In a press conference following the release of the central bank's statement, Fed Chairman Jerome Powell said Americans can expect more rate increases, though perhaps not of the same magnitude as the most recent ones.

“These higher rates are here to stay at least for the foreseeable future,” said Ted Rossman, a senior industry analyst with Bankrate.

The average credit card interest rate of 18.77% is the highest it's been in 30 years, Rossman said.

“Transunion says the average credit card balance is $5,270," he said. "If you are making the minimum payment at the current average, you are going to be in debt for more than 16 years, and you are going to be paying more than $6,800 just in interest."

One alternative for consumers with high-interest credit card debt is to transfer their balance onto a zero-percent balance transfer card, Rossman said. This could give time for cardholders to pay down their existing credit card debt.

Rising interest rates will not impact you if you have a fixed-rate mortgage, but if you are looking to purchase a home, you could be impacted.

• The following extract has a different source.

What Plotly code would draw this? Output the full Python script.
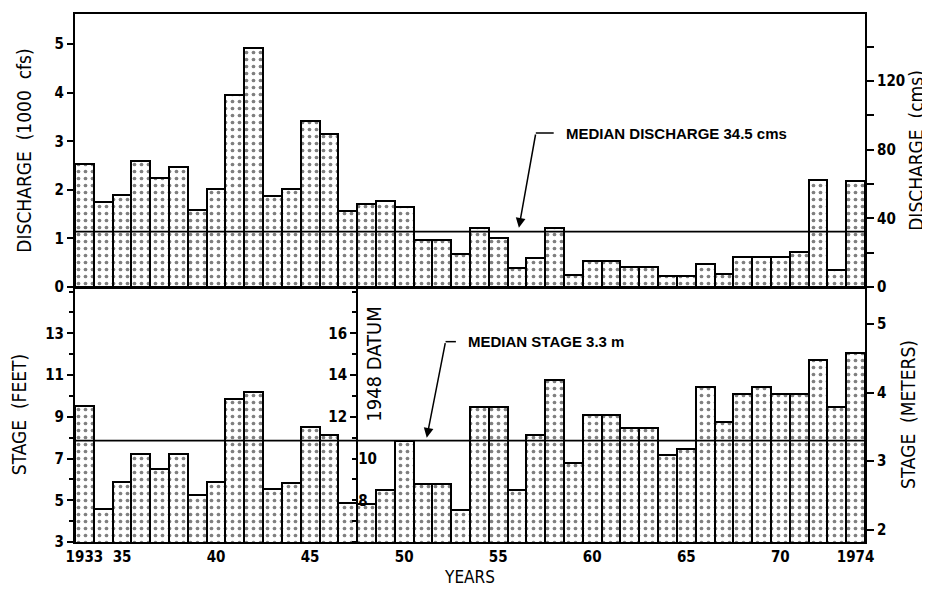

Mortgage rates do tend to rise in advance of rate hikes and already rates have soared to more than 7%.

If you have a home equity line of credit, an increase could hit your monthly payment as soon as next month.

For example, if you have a $50,000 home equity line of credit, you could be paying on average $156 more per month compared to earlier this year, Rossman said.

“One thing you could do is try to convert into a fixed-rate home equity loan,” he said. “You might even be able to accomplish that somewhat informally, by just asking your current lender, and asking your current lender if they can fix your balance and rate at this point.”

The Federal Reserve is expected to continue to raise interest rates into early next year.